Execution Time Prediction of Imperative Paradigm Tasks for Grid Scheduling Optimization

摘要

An efficient functioning of a complicated and dynamic grid environment requires a resource manager to monitor and identify the idling resources and to schedule users' submitted jobs (or programs) accordingly. A common problem arising in grid computing is to select the most efficient resource to run a particular program. At present the execution time of any program submission depends mostly on guesswork by the user. The inaccuracy of guesswork leads to inefficient resource usage, incurring extra operational costs such as idling queues or machines. Thus, in this paper we propose a job execution time prediction module to aid the user. The proposed system will function as a standalone unit where its services can be offered to users as part of a grid portal. This system focuses on imperative paradigm tasks as they are commonly used in a grid environment.

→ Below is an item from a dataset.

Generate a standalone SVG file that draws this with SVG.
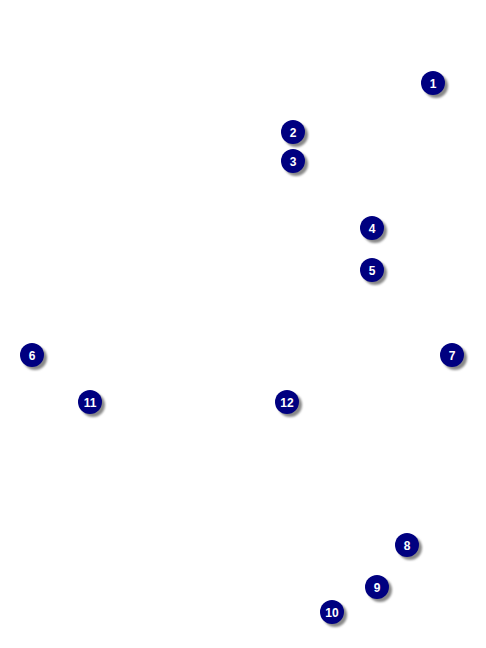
<svg xmlns="http://www.w3.org/2000/svg" width="486" height="648" viewBox="0 0 486 648">
<defs>
<filter id="blur" x="-50%" y="-50%" width="200%" height="200%"><feGaussianBlur stdDeviation="1.2"/></filter>
</defs>
<style>
.sh{fill:#888;filter:url(#blur)}
.c{fill:#000080}
.t{fill:#fff;font-family:"Liberation Sans",Arial,sans-serif;font-weight:bold;font-size:12px;text-anchor:middle}
</style>
<rect width="486" height="648" fill="#fff"/>
<g id="connectors"/>
<g id="n1"><circle class="sh" cx="436" cy="86" r="12"/><circle class="c" cx="433" cy="83" r="12"/><text class="t" x="433" y="87.5">1</text></g>
<g id="n2"><circle class="sh" cx="296" cy="135" r="12"/><circle class="c" cx="293" cy="132" r="12"/><text class="t" x="293" y="136.5">2</text></g>
<g id="n3"><circle class="sh" cx="296" cy="164" r="12"/><circle class="c" cx="293" cy="161" r="12"/><text class="t" x="293" y="165.5">3</text></g>
<g id="n4"><circle class="sh" cx="375" cy="231" r="12"/><circle class="c" cx="372" cy="228" r="12"/><text class="t" x="372" y="232.5">4</text></g>
<g id="n5"><circle class="sh" cx="375" cy="273" r="12"/><circle class="c" cx="372" cy="270" r="12"/><text class="t" x="372" y="274.5">5</text></g>
<g id="n6"><circle class="sh" cx="35" cy="358" r="12"/><circle class="c" cx="32" cy="355" r="12"/><text class="t" x="32" y="359.5">6</text></g>
<g id="n7"><circle class="sh" cx="455" cy="358" r="12"/><circle class="c" cx="452" cy="355" r="12"/><text class="t" x="452" y="359.5">7</text></g>
<g id="n8"><circle class="sh" cx="410" cy="548" r="12"/><circle class="c" cx="407" cy="545" r="12"/><text class="t" x="407" y="549.5">8</text></g>
<g id="n9"><circle class="sh" cx="380" cy="590" r="12"/><circle class="c" cx="377" cy="587" r="12"/><text class="t" x="377" y="591.5">9</text></g>
<g id="n10"><circle class="sh" cx="335" cy="615" r="12"/><circle class="c" cx="332" cy="612" r="12"/><text class="t" x="332" y="616.5">10</text></g>
<g id="n11"><circle class="sh" cx="93" cy="405" r="12"/><circle class="c" cx="90" cy="402" r="12"/><text class="t" x="90" y="406.5">11</text></g>
<g id="n12"><circle class="sh" cx="290" cy="405" r="12"/><circle class="c" cx="287" cy="402" r="12"/><text class="t" x="287" y="406.5">12</text></g>
</svg>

We propose a novel methodology and architecture to predict the execution time of jobs using aspects of static analysis, analytical benchmarking and compiler based approach. Essentially a program is analyzed in segments for execution time and these times are combined together to give the total execution time of the program. The experimental results show that the technique is successful in achieving a prediction accuracy of greater than 80%. Future work may involve handling other paradigms such as object-oriented programming and investigating the possibility of integrating the prediction module into a real grid environment.